5 – Evguenia Obraztsova et Tamara Rojo au Gala Noureev & Friends
Pour l’absolu charme stylistique de la première dans La Belle au bois dormant. Pour l’engagement émotionnel total de la deuxième dans L’Histoire de Manon, capable de vous faire pleurer en trois minutes. Deux grands moments dans un gala d’une très haute tenue, dont le public parisien n’était pas habitué.
Et de la sixième à la dixième place sans ordre
Doux mensonges de Jiří Kylián (avec Eleonora Abbagnato, Vincent Chaillet, Alice Renavand et Stéphane Bullion), le Faune de Nicolas Le Riche, la série de La Belle au bois dormant dans son ensemble, La Nuit des Étoiles à Bruxelles et la confrontation des deux Faunes Nijinsky/Jerome Robbins à l’Opéra de Paris.
Et vous, quel est votre bilan danse de l’année ?
Joelle
Ce n’est pas un Top 10, mais un Top 12, et j’aurais pu faire un Top 15 sans problèmes :
3 Fevrier : Kaguyahime (avec Alice et les tambours !)
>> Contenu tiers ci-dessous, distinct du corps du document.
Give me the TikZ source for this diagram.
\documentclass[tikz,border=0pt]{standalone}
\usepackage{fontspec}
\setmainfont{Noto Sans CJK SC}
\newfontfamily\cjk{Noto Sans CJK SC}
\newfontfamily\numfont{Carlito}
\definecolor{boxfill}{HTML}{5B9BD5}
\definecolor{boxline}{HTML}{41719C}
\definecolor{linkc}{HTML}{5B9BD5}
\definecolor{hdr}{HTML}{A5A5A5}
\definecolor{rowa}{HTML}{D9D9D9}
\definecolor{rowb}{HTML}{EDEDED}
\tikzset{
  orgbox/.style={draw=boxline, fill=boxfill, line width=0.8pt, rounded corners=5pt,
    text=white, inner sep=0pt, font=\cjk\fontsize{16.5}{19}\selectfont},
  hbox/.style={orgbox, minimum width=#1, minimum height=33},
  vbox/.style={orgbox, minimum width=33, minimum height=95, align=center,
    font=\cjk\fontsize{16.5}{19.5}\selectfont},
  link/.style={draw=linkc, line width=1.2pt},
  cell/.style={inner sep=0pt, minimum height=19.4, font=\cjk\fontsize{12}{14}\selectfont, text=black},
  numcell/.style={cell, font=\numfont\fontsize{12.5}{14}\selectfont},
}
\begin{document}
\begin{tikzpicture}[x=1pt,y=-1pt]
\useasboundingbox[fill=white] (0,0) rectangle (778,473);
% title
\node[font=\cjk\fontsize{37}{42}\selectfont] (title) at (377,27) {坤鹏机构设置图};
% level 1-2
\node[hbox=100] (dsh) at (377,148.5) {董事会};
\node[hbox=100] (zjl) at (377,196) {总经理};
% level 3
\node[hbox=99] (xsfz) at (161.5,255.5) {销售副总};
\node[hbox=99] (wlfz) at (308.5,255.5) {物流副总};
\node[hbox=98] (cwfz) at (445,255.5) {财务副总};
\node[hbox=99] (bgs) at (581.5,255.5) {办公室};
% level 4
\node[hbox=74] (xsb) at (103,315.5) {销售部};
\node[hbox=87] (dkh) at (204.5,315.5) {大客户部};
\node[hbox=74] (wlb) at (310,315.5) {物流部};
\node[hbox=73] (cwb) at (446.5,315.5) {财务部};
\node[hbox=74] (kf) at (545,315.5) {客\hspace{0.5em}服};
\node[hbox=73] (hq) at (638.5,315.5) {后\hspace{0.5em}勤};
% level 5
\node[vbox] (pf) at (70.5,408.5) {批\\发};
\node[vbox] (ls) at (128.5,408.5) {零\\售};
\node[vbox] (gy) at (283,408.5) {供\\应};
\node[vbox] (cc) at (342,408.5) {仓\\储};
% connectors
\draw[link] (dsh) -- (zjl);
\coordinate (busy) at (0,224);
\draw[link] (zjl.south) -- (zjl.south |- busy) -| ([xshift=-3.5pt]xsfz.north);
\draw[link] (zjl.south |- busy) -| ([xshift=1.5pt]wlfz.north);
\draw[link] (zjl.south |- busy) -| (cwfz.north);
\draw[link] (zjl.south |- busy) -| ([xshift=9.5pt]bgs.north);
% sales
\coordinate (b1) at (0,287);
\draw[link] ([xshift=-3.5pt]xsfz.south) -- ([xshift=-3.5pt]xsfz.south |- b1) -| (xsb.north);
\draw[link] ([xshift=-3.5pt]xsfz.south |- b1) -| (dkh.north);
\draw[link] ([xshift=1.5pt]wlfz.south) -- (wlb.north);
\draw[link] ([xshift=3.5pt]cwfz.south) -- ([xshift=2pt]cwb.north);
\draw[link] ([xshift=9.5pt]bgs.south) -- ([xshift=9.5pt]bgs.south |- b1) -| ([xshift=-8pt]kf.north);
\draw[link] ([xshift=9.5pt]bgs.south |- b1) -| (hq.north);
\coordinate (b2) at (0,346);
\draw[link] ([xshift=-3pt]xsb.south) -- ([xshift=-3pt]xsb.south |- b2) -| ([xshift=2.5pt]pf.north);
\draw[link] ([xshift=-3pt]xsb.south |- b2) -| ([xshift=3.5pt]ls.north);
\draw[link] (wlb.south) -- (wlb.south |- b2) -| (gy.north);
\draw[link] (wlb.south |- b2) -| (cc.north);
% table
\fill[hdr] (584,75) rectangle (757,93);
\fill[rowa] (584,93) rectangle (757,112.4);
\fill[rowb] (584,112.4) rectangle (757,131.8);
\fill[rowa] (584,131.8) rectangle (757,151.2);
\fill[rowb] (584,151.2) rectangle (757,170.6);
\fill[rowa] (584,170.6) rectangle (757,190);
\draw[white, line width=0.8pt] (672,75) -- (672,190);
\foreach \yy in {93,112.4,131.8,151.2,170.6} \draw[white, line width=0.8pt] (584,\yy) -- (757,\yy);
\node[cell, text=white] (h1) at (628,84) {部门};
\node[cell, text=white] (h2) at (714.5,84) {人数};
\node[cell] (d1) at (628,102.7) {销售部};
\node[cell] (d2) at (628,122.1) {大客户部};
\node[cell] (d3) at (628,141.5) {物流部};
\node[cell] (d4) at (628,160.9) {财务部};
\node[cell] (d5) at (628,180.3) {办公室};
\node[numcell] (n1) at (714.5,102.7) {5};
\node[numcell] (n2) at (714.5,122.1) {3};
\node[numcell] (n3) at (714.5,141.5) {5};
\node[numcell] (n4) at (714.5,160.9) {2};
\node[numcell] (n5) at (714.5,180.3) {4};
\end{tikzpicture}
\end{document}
5 février : S. Sakharova dans un Gala des Etoiles bof au Palais des Congrès (mais 10 minutes sublimes – La mort du Cygne…)
6 mars : Gala Hommage Noureev (Garnier) avec le retour flamboyant de M. Heymann et un Romeo et Juliette sublime par N. le Riche et L. Pujol
15 avril : Gala du Tricentenaire (ah ce défilé….)
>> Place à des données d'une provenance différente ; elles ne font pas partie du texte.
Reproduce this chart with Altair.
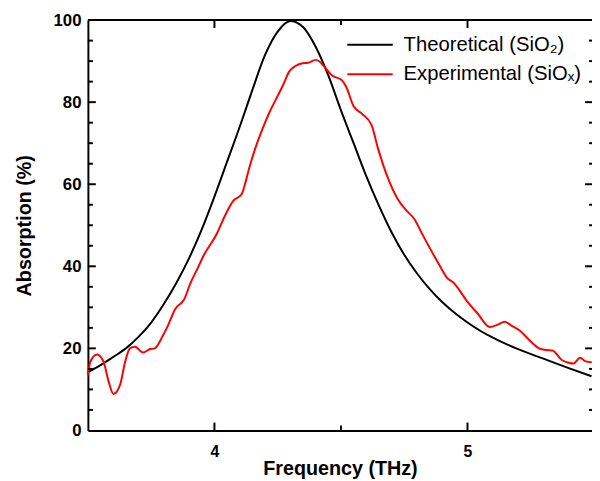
import altair as alt
import pandas as pd

# ---------------- data ----------------
theo_f = [3.50, 3.55, 3.60, 3.65, 3.70, 3.75, 3.80, 3.85, 3.90, 3.95, 4.00, 4.05,
          4.10, 4.15, 4.20, 4.25, 4.30, 4.35, 4.40, 4.45, 4.50, 4.55, 4.60, 4.65,
          4.70, 4.75, 4.80, 4.85, 4.90, 4.95, 5.00, 5.05, 5.10, 5.20, 5.30, 5.40,
          5.49]
theo_v = [14.2, 15.9, 17.9, 20.0, 22.8, 26.3, 30.8, 36.0, 42.0, 49.0, 57.0, 65.5,
          74.0, 83.0, 91.5, 97.2, 99.8, 98.3, 93.5, 86.5, 78.0, 70.0, 62.0, 54.8,
          48.3, 42.8, 38.3, 34.5, 31.3, 28.6, 26.3, 24.3, 22.6, 19.8, 17.5, 15.2,
          13.2]

exp_f = [3.500, 3.510, 3.536, 3.562, 3.582, 3.601, 3.627, 3.647, 3.666, 3.686,
         3.718, 3.744, 3.764, 3.796, 3.816, 3.845, 3.881, 3.906, 3.932, 3.959,
         4.010, 4.036, 4.075, 4.108, 4.125, 4.140, 4.160, 4.190, 4.218, 4.244,
         4.270, 4.296, 4.320, 4.348, 4.370, 4.400, 4.415, 4.432, 4.465, 4.504,
         4.520, 4.550, 4.582, 4.621, 4.646, 4.685, 4.724, 4.760, 4.789, 4.820,
         4.855, 4.890, 4.919, 4.945, 4.997, 5.040, 5.088, 5.120, 5.147, 5.175,
         5.205, 5.245, 5.283, 5.310, 5.335, 5.374, 5.400, 5.419, 5.445, 5.465,
         5.491]
exp_v = [13.5, 16.8, 18.5, 16.7, 11.9, 8.9, 11.1, 16.7, 20.0, 20.4,
         19.0, 19.8, 20.0, 23.1, 25.5, 29.6, 32.0, 36.0, 39.3, 42.8,
         48.0, 51.6, 56.0, 57.6, 61.0, 64.5, 68.5, 73.5, 77.6, 80.8,
         84.0, 87.5, 88.8, 89.5, 89.6, 90.3, 89.9, 88.8, 86.5, 85.3,
         83.8, 79.0, 77.2, 74.4, 68.8, 61.6, 56.4, 53.5, 51.6, 48.0,
         44.0, 40.2, 37.2, 36.0, 31.6, 28.5, 25.2, 25.8, 26.5, 25.5,
         24.4, 22.0, 20.0, 19.6, 19.5, 17.1, 16.5, 16.3, 17.7, 16.9,
         16.6]

series_names = ["Theoretical (SiO\u2082)", "Experimental (SiO\u2093)"]
series_colors = ["#000000", "#ff0000"]

x_labels = [4, 5]
x_major_ticks = [4, 5]
x_minor_ticks = [4.5]
y_labels = [0, 20, 40, 60, 80, 100]
y_major_ticks = [20, 40, 60, 80]
y_minor_ticks = [5, 10, 15, 25, 30, 35, 45, 50, 55, 65, 70, 75, 85, 90, 95]

# ---------------- layout / style ----------------
W, H = 511, 416
FONT = "Liberation Sans"
MAJ, MIN = 8, 5

df = pd.concat([
    pd.DataFrame({"f": theo_f, "v": theo_v, "series": series_names[0]}),
    pd.DataFrame({"f": exp_f, "v": exp_v, "series": series_names[1]}),
], ignore_index=True)

xscale = alt.Scale(domain=[3.5, 5.492], nice=False, zero=False)
yscale = alt.Scale(domain=[0, 100], nice=False, zero=False)

lines = alt.Chart(df).mark_line(strokeWidth=2, interpolate="monotone").encode(
    x=alt.X("f:Q", scale=xscale, axis=alt.Axis(
        values=x_labels, format="d", title="Frequency (THz)", ticks=False,
        domain=True, domainColor="black", domainWidth=2, grid=False,
        labelPadding=13, labelFontSize=16, labelFontWeight="bold",
        labelFont=FONT, labelColor="black",
        titleFont=FONT, titleFontSize=20, titleFontWeight="bold",
        titleColor="black", titleBaseline="alphabetic", titleY=45)),
    y=alt.Y("v:Q", scale=yscale, axis=alt.Axis(
        values=y_labels, format="d", title="Absorption (%)", ticks=False,
        domain=True, domainColor="black", domainWidth=2, grid=False,
        labelPadding=7, labelFontSize=17, labelFontWeight="bold",
        labelFont=FONT, labelColor="black",
        titleFont=FONT, titleFontSize=20, titleFontWeight="bold",
        titleColor="black", titleBaseline="alphabetic", titleX=-58)),
    color=alt.Color("series:N", scale=alt.Scale(domain=series_names, range=series_colors),
                    legend=None),
)


def xticks(vals, y0, y1):
    return alt.Chart(pd.DataFrame({"t": vals})).mark_rule(color="black", strokeWidth=2).encode(
        x=alt.X("t:Q", scale=xscale, axis=None),
        y=alt.value(y0), y2=alt.value(y1))


def yticks(vals, x0, x1):
    return alt.Chart(pd.DataFrame({"t": vals})).mark_rule(color="black", strokeWidth=2).encode(
        y=alt.Y("t:Q", scale=yscale, axis=None),
        x=alt.value(x0), x2=alt.value(x1))


top_frame = alt.Chart(pd.DataFrame({"a": [0]})).mark_rule(color="black", strokeWidth=2).encode(
    x=alt.value(0), x2=alt.value(W), y=alt.value(0))

layers = [
    lines,
    top_frame,
    xticks(x_major_ticks, H, H - MAJ), xticks(x_minor_ticks, H, H - MIN),
    xticks(x_major_ticks, 0, MAJ), xticks(x_minor_ticks, 0, MIN),
    yticks(y_major_ticks, 0, MAJ), yticks(y_minor_ticks, 0, MIN),
    yticks(y_major_ticks, W - 7, W), yticks(y_minor_ticks, W - 3, W),
]

# legend (drawn as annotation)
for i, name in enumerate(series_names):
    ly = 25 + 30 * i
    layers.append(alt.Chart(pd.DataFrame({"series": [name]})).mark_rule(
        color=series_colors[i], strokeWidth=2).encode(
        x=alt.value(263), x2=alt.value(309), y=alt.value(ly)))
    layers.append(alt.Chart(pd.DataFrame({"series": [name]})).mark_text(
        align="left", baseline="middle", font=FONT, fontSize=20.5, color="black").encode(
        x=alt.value(320), y=alt.value(ly), text=alt.Text("series:N")))

chart = alt.layer(*layers).resolve_axis(x="independent", y="independent").properties(
    width=W, height=H,
    padding={"left": 81, "top": 9, "right": 0, "bottom": 48},
    autosize=alt.AutoSizeParams(type="none"),
    background="white",
).configure_view(stroke=None)

chart.save("out.html", embed_options={"renderer": "svg", "actions": False})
1er juin : remplacement de dernière minute de FM par M. Heymann dans l’Oiseau de Feu sans oublier les autres Faunes et le Boléro !
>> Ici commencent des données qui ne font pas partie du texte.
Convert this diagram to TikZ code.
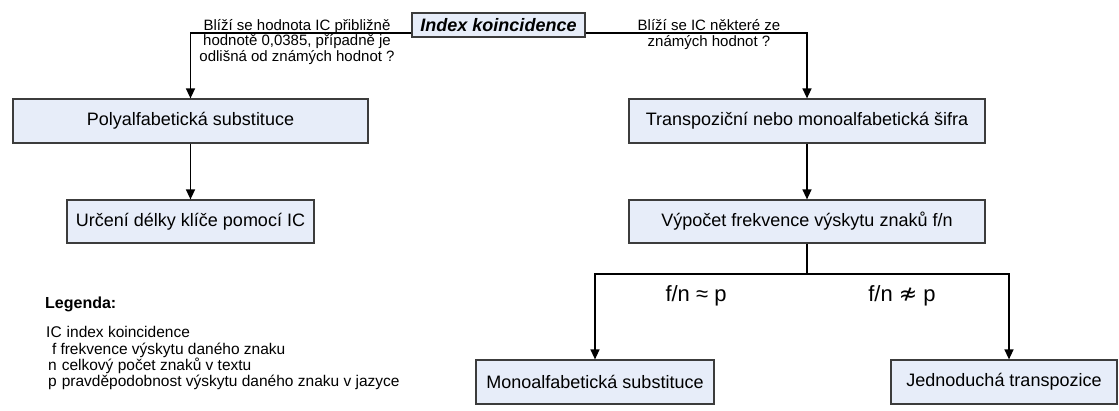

10 juin : Désordres 3ème étage à Rueil
24 juin : La Sylphide (MH/EO)
30 juin : Sacred Monsters (S. Guillem et A. Khan) : Waouh !
29 septembre : La fameuse Dame aux Camélias (IC/KP)
10 octobre : Les adieux d’A. Letestu (pour l’émotion)
Octobre : Le Boléro de Béjart à l’Opéra Royal de Versailles
25 décembre : La Belle (MH/MOB)
Pascale M.
Ah oui, Evguenia Obraztsova dans « La Sylphide », mon n° 1 aussi !
Fate-biscuit
Une très bonne année selon moi, qui a le mérite de s’être montrée riche en rebondissements! J’ai senti le monde de la danse bouillonner…pas vous? 🙂
Agathe
Maria Alexandrova s’est gravement blessée le tendon cet été et est immobilisée depuis. Je ne pourrais pas la mettre dans les étoiles au sort étincelant en 2013.
a.
Impossible de donner un top 5 de spectacles parce que je n’en ai pas vus assez cette année 2013, il faudrait en avoir vu au moins 15 pour que le top ait un sens. En revanche, je propose un petit « top perso »… 1) Hervé Moreau , une révélation, dans la Dame au camélia (mais je crois qu’il m’aurait fait le même effet dans tous les ballets de la terre) – pour m’avoir fait aimer, comme au premier jour, l’amour passion! 2) Le corps de ballet de l’opéra dans la sylphide d’abord, puis dans le Belle ensuite ; 3) Amandine Albisson, sylphide si délicate, au travail de pied si subtil ; 4) Josua Hoffalt dans la la longue, lente, belle, profonde variation de Désiré, plus désirant que désiré d’ailleurs ; 5) Le sacre de Nijinsky que je n’avais encore jamais vu… (honte à moi!); 6) Les danseurs masculins, qui chaque fois me marquent presque davantage que les ballerines, ce qui est fort nouveau pour moi… ; 7) Alice Renavand pour l’ensemble de sa carrière (euh, on peut?) – bonne année!
Estelle
Je suis d’accord avec vous, j’ai été plus émue par les danseurs que les danseuses durant cette année 2013.